Von Vera Linß | 28.11.2009
    Für die Presseverleger ist klar: So wie bisher kann es mit Google nicht weitergehen. Während Printhäuser in ihre Inhalte investieren, leitet die Suchmaschine die Texte weiter und kassiert dafür über Werbung. Eine Ungerechtigkeit, findet Christoph Fiedler vom Verband Deutscher Zeitschriftenverleger.

    "Wenn derjenige, der die bloße Vermittlung macht, die im Vergleich zu dem teuren journalistischen Inhalt sehr viel weniger kostet, wenn der den Löwenanteil aus den Erlösen daraus zieht, dann ist das ein Problem."

    Deshalb fordern deutsche Verleger seit längerem ein Leistungsschutzrecht. Damit wären nicht die Urheber der Texte, sondern deren Vermittler, also die Verlage geschützt. Immer, wenn die von ihnen vertriebenen Inhalte ein Dritter im Internet nutzt, könnten sie dafür Geld verlangen – so der Plan. Der sich nicht nur gegen Suchmaschinen wie Google richtet, sondern so Christoph Keese vom Springer-Verlag,

    "Es richtet sich die ungenehmigte gewerbliche Nutzung. Gewerblich heißt, dass es zu kommerziellen, gewerblichen Zwecken gemacht wird. Das bedeutet nicht unbedingt Verkauf. Natürlich kann man auch gewerblich nutzen, indem man sich die Informationen zu eigen macht, die auf einer Seite stehen, wenn es nicht vorher genehmigt wurde."

    Wie diese Ahndung der Fremdnutzung von Inhalten konkret aussehen und wer davon alles betroffen sein könnte, weiß heute allerdings noch niemand.

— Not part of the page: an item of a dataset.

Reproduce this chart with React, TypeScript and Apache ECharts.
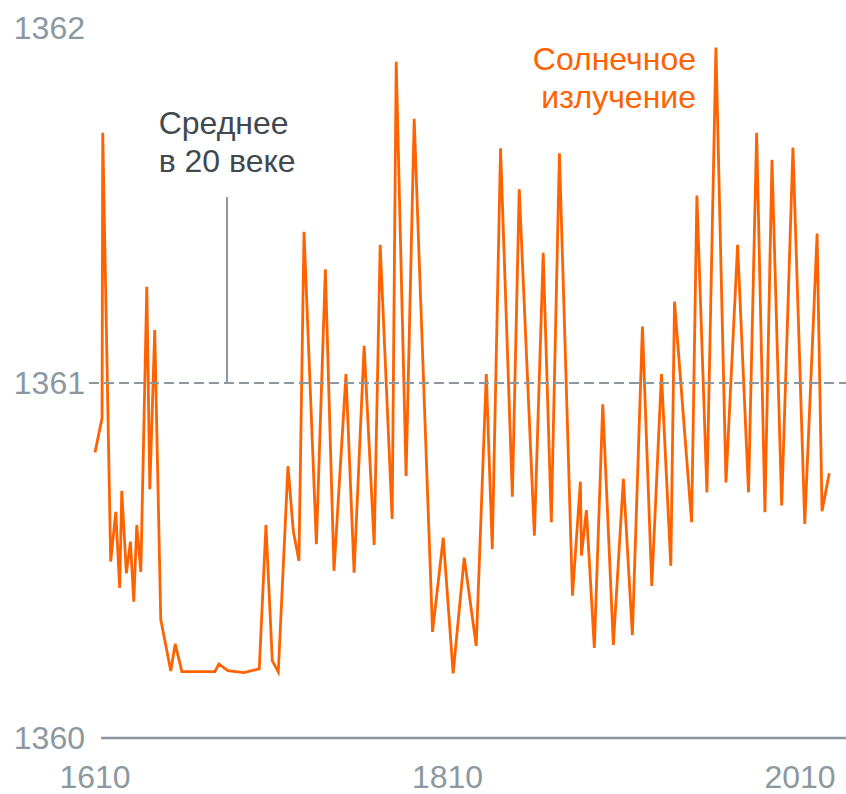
import React, { useEffect, useRef } from "react";
import * as echarts from "echarts";

// Years (x) and total solar irradiance values (W/m²)
const years = [
  1610.0, 1614.0, 1614.4, 1618.9, 1621.8, 1624.0, 1625.2, 1627.8, 1630.1, 1632.0,
  1633.7, 1636.0, 1639.4, 1641.1, 1643.9, 1647.3, 1653.0, 1655.5, 1659.3, 1678.0,
  1680.3, 1685.4, 1694.5, 1703.2, 1707.0, 1710.6, 1714.0, 1719.5, 1722.5, 1725.7,
  1728.6, 1735.6, 1740.7, 1745.6, 1752.4, 1757.0, 1762.7, 1768.4, 1771.8, 1778.6,
  1780.9, 1786.5, 1791.1, 1801.5, 1807.6, 1813.2, 1819.5, 1826.3, 1832.0, 1835.4,
  1840.1, 1846.8, 1850.7, 1859.3, 1864.3, 1868.9, 1873.5, 1880.9, 1885.4, 1886.0,
  1888.8, 1893.3, 1898.1, 1904.1, 1909.8, 1914.9, 1920.6, 1925.9, 1931.4, 1936.7,
  1938.8, 1948.5, 1951.5, 1957.2, 1962.3, 1968.0, 1974.6, 1980.8, 1985.4, 1990.1,
  1994.1, 1999.6, 2006.0, 2012.7, 2019.7, 2022.5, 2026.6,
];
const irradiance = [
  1360.804, 1360.901, 1361.705, 1360.497, 1360.637, 1360.423, 1360.696, 1360.464, 1360.553, 1360.384,
  1360.600, 1360.468, 1361.271, 1360.701, 1361.149, 1360.334, 1360.189, 1360.265, 1360.187, 1360.187,
  1360.208, 1360.190, 1360.184, 1360.195, 1360.600, 1360.217, 1360.186, 1360.766, 1360.583, 1360.499,
  1361.426, 1360.546, 1361.320, 1360.471, 1361.025, 1360.466, 1361.105, 1360.544, 1361.389, 1360.617,
  1361.905, 1360.738, 1361.744, 1360.299, 1360.564, 1360.182, 1360.508, 1360.259, 1361.025, 1360.532,
  1361.661, 1360.680, 1361.546, 1360.570, 1361.367, 1360.608, 1361.647, 1360.401, 1360.722, 1360.514,
  1360.642, 1360.254, 1360.940, 1360.262, 1360.730, 1360.290, 1361.159, 1360.428, 1361.025, 1360.485,
  1361.229, 1360.608, 1361.528, 1360.692, 1361.945, 1360.720, 1361.389, 1360.692, 1361.705, 1360.636,
  1361.629, 1360.655, 1361.663, 1360.603, 1361.421, 1360.639, 1360.746,
];

const yMin = 1360;
const yMax = 1362;
const yStep = 1;
const xMin = 1606.6;
const xMax = 2036.1;
const xTickLabels = [1610, 1810, 2010];
const centuryMean = 1361;
const annotationYear = 1684.7;
const annotationTop = 1361.524;
const seriesName = "Солнечное излучение";
const seriesLabelLines = ["Солнечное", "излучение"];
const meanLabelLines = ["Среднее", "в 20 веке"];

const FONT = "'Liberation Sans', Arial, Helvetica, sans-serif";
const ORANGE = "#ff6200";
const GRAY = "#8b98a0";
const DARK = "#3f494f";

export default function App() {
  const ref = useRef<HTMLDivElement>(null);

  useEffect(() => {
    document.body.style.margin = "0";
    const chart = echarts.init(ref.current!, null, { renderer: "svg" });
    const data = years.map((y, i) => [y, irradiance[i]]);

    chart.setOption({
      animation: false,
      backgroundColor: "#ffffff",
      grid: { left: 89, right: 0, top: 28, bottom: 56, containLabel: false },
      xAxis: {
        type: "value",
        min: xMin,
        max: xMax,
        axisLine: { show: false },
        axisTick: { show: false },
        splitLine: { show: false },
        axisLabel: {
          customValues: xTickLabels,
          formatter: (v: number) => String(Math.round(v)),
          color: GRAY,
          fontSize: 32,
          lineHeight: 28,
          fontFamily: FONT,
          margin: 25,
        },
      },
      yAxis: {
        type: "value",
        min: yMin,
        max: yMax,
        interval: yStep,
        axisLine: { show: false },
        axisTick: { show: false },
        splitLine: { show: false },
        axisLabel: {
          formatter: (v: number) => String(Math.round(v)),
          color: GRAY,
          fontSize: 32,
          fontFamily: FONT,
          margin: 4,
        },
      },
      series: [
        {
          name: seriesName,
          type: "line",
          data,
          showSymbol: false,
          symbol: "none",
          lineStyle: { color: ORANGE, width: 2.8, join: "miter" },
          z: 3,
          markLine: {
            silent: true,
            symbol: "none",
            label: { show: false },
            data: [
              {
                yAxis: centuryMean,
                lineStyle: { color: GRAY, width: 2, type: [10, 5] },
              },
              [
                { coord: [annotationYear, centuryMean] },
                { coord: [annotationYear, annotationTop] },
              ],
            ],
            lineStyle: { color: GRAY, width: 2, type: "solid" },
          },
        },
      ],
    });

    const yBase = chart.convertToPixel({ yAxisIndex: 0 }, yMin) as number;
    const xAnn = chart.convertToPixel({ xAxisIndex: 0 }, annotationYear) as number;
    const yAnnTop = chart.convertToPixel({ yAxisIndex: 0 }, annotationTop) as number;

    chart.setOption({
      graphic: [
        {
          type: "line",
          shape: { x1: 101, y1: yBase, x2: 846, y2: yBase },
          style: { stroke: GRAY, lineWidth: 2.5 },
          z: 2,
        },
        {
          type: "text",
          x: xAnn - 68,
          y: yAnnTop - 93,
          style: {
            text: meanLabelLines.join("\n"),
            fill: DARK,
            font: `32px ${FONT}`,
            lineHeight: 38,
            textAlign: "left",
            textVerticalAlign: "top",
          },
        },
        {
          type: "text",
          x: 696,
          y: 40,
          style: {
            text: seriesLabelLines.join("\n"),
            fill: ORANGE,
            font: `32px ${FONT}`,
            lineHeight: 38,
            textAlign: "right",
            textVerticalAlign: "top",
          },
        },
      ],
    });

    return () => chart.dispose();
  }, []);

  return (
    <div
      ref={ref}
      style={{ position: "fixed", left: 0, top: 0, width: 846, height: 794 }}
    />
  );
}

Der Urheberrechtsexperte Till Kreutzer konstatiert,

    "Dass bisher noch keiner, vor allen auch niemand von den Leuten, die das befürworten, genau erklärt hat, worum's dabei eigentlich gehen soll. Es wurde bisher kein Vorschlag vorgelegt, aus dem man genau entnehmen könnte, worauf diese Forderung denn überhaupt abzielt."

    Diesen Einwand nehmen die Verleger gelassen. Sie selbst sagen, sie seien gespannt, was sich die Politik wohl ausdenken werde. Hauptsache, am Ende fließt mehr Geld in die Kassen, das – so die Vorstellung – von einer neuen Verwertungsgesellschaft eingetrieben werden soll. Die Kritiker eines Leistungsschutzgesetzes hingegen befürchten Einschränkungen bei der Nutzung des Internets. Nicht zu unrecht, wie Till Kreutzer erklärt.

    ""Was man den Äußerungen, die da von Verlagsseite ergangen sind, entnehmen kann, ist, dass in der Tat dieses Recht zum Beispiel ermöglichen soll, für kleinste Ausschnitte aus Texten, die in Presseerzeugnissen veröffentlicht wurden, Vergütungen zu bekommen oder sogar verbieten zu können, dass andere die benutzen."

    Damit ließe sich nicht nur eine Suchmaschine wie Google zum Zahlen verpflichten. Gerade Google verwendet auf seinem erfolgreichen Newsaggregator "Google News" kleine Textausschnitte, sogenannte Snippets, über die der Leser dann zu den Originaltexten geleitet wird. Betreffen könnte solch eine Regelung auch ganz andere Teile der Netzkultur. Der Jurist Till Kreutzer warnt,

    "Dass die Praxis der Blogosphäre oder bei Twitter, kleine Ausschnitte aus Texten zu benutzen und die dann hin und her zu schicken, und selbst wenn man nur von gewerblicher Nutzung ausgeht, dann hat man halt einen Blog auf dem Werbung geschaltet ist, dass die von so einem Leistungsschutzrecht auch erfasst sein könnte und das wäre natürlich höchst problematisch für solche Arten von Publikationen."

    Zwar glaubt Kreutzer nicht, dass auch das Versenden von Links unter das Leistungsschutzgesetz fallen würde. Geschützt aber werden könnten Überschriften, Unterzeilen, Vorspänne – vielleicht sogar Informationen, die bisher frei zur Verfügung für jedermann sind. Für Kritiker wie den Fachjournalisten Matthias Spielkamp stünden solcherart Einschränkungen in keinem Verhältnis zum öffentlichen Interesse an Information.

    "Das Leistungsschutzrecht würde Dinge verunmöglichen, von denen man sagen kann, dass die gesellschaftlichen Nutzen haben. Und wenn dieses Leistungsschutzrecht tatsächlich solche Dinge verhindern würde, dann muss man sehen, ob die Verlage wirtschaftlich nicht ohne das Leistungsschutzrecht existieren können. Das ist für mich in keiner Weise bewiesen."

    Diese Frage wurde bisher genauso wenig beantwortet, wie die, ob die Verleger tatsächlich gegen Google vorgehen wollen. Schließlich brauchen sie den Suchmaschinen-Riesen spätestens dann, wenn sie ihre Paid-Content-Angebote unter die User bringen wollen.